Now you still allocate and clear 1.4 million objects with a mean size of 24 bytes. So, these must be mostly tiny wrapper objects.

I assume pars is your shorthand for “various parameters I don’t want to post on discourse”? Or are Nd, transposedPsiDT and BM globals? In that case, consider passing them as parameters. Type-instability in LLH is relatively benign, since you only execute very few expensive operations, but this would clear up the profiles a lot.

If they are closures (LLH is inner function), then the same applies: Closures without boxes are tricky, so it is often better to just forget that inner functions are a feature that julia supports.


#18

Thank you for the comment.

With last improvements (got rid of EXTND), the LLH call is 80ms

    function LLH(pars)
        res = sum(log,
                sum(abs2,
                    @view(transposedExtendedPsiDT[bl,e]) ⋅ @view(pars[bl])
                for bl in pblocks)
                    for e in 1:Nd)
        bilin = Nd * (pars' * BM * pars)
        return -res + bilin
    end

however, still 1.5M allocations. I guess internal of sum…(?)

pars is a vector of Float64. The Nd , transposedPsiDT and BM are local values of the function which returns closure LLH?

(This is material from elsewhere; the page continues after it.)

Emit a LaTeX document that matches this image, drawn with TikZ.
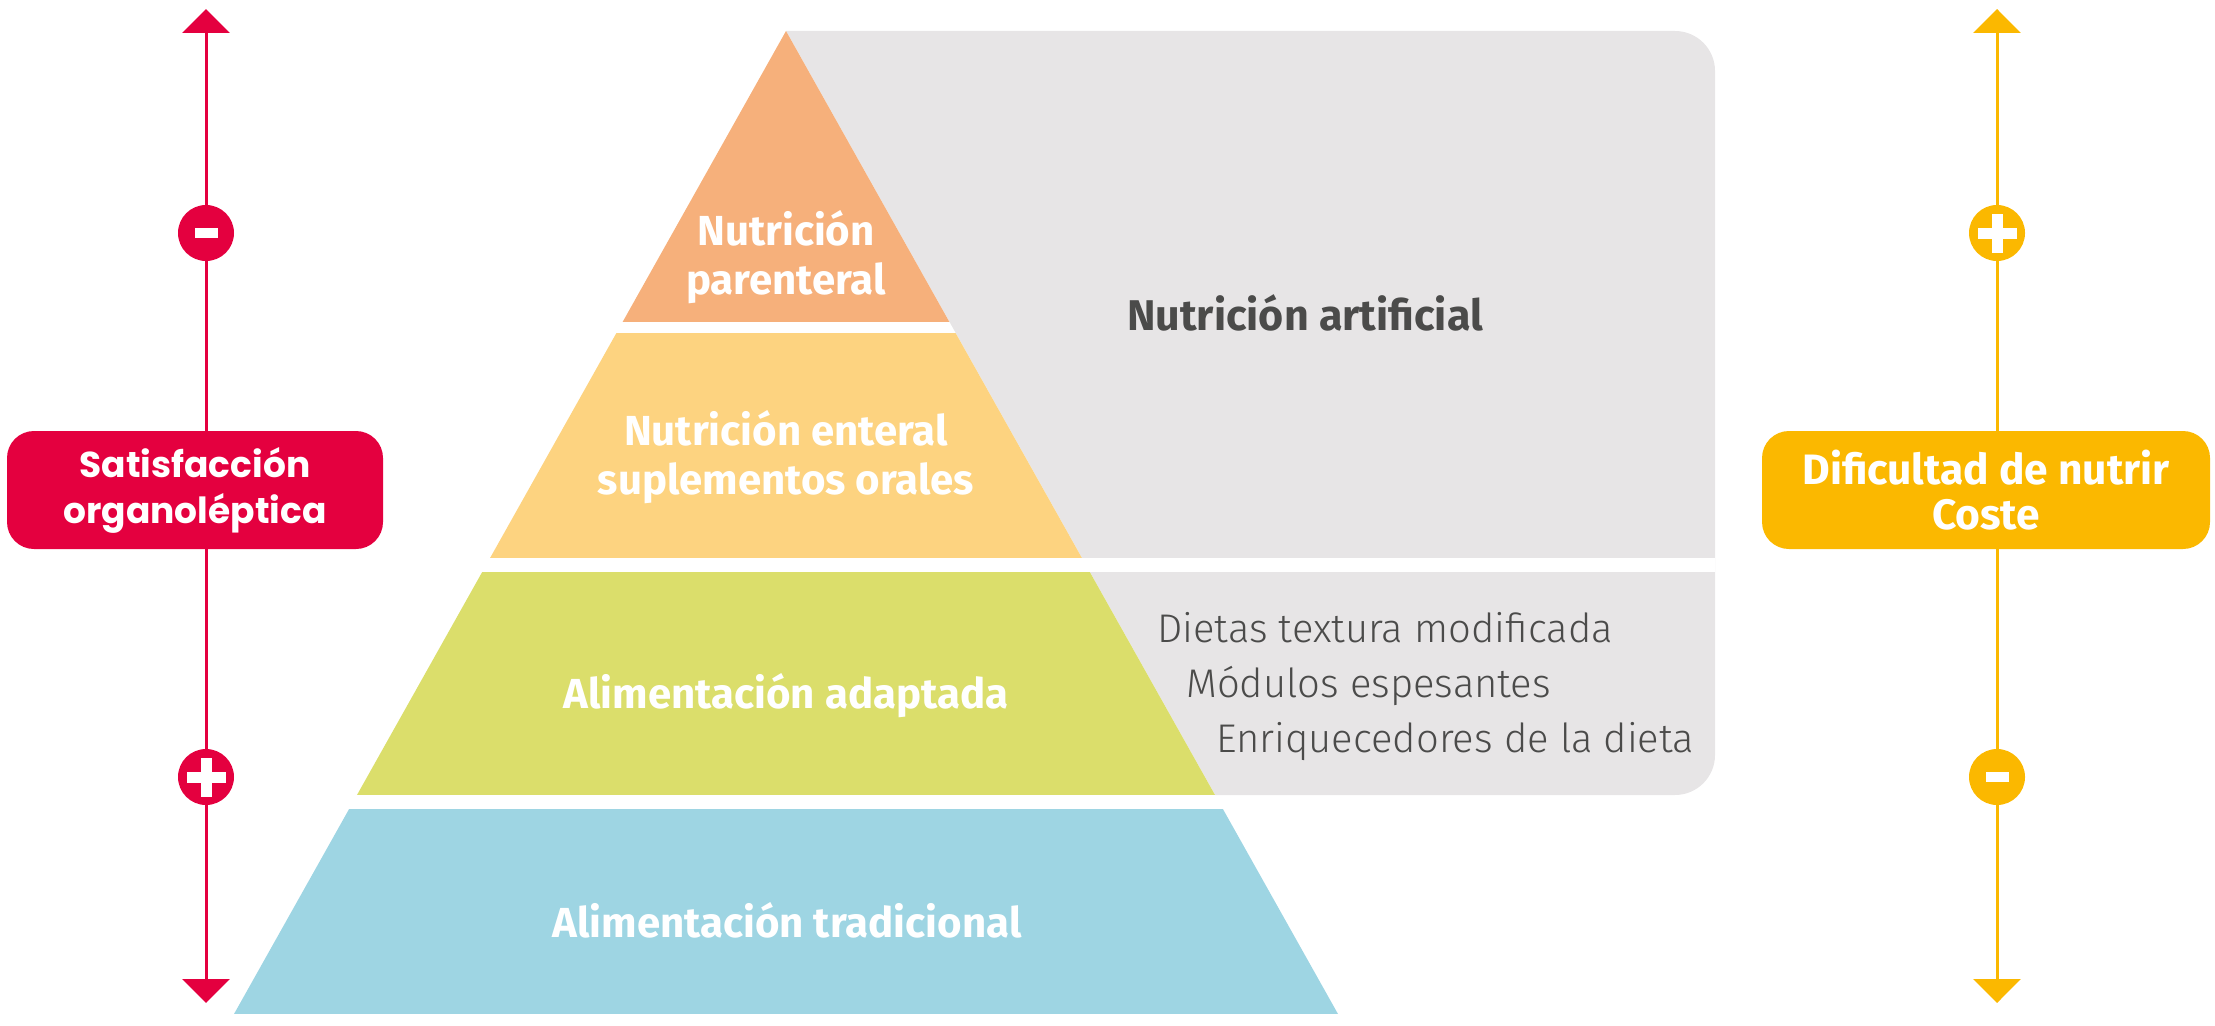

What do you mean with boxes?
It is so convenient to create likelihood function for given probability density and data set. How else could I archive that?


#19

You can just click on one of the boxes in the Profiler Pane and that’ll take you to the source code, which will allow you to figure out what exactly is taking a long time:


#20

That is right. I use this nice tool every day.
I just sometimes have an impression that it skips some intermediate blocks and point me directly to internal Base functions modules which I do not touch usually and it is also not straightforward to figure out what does wrong.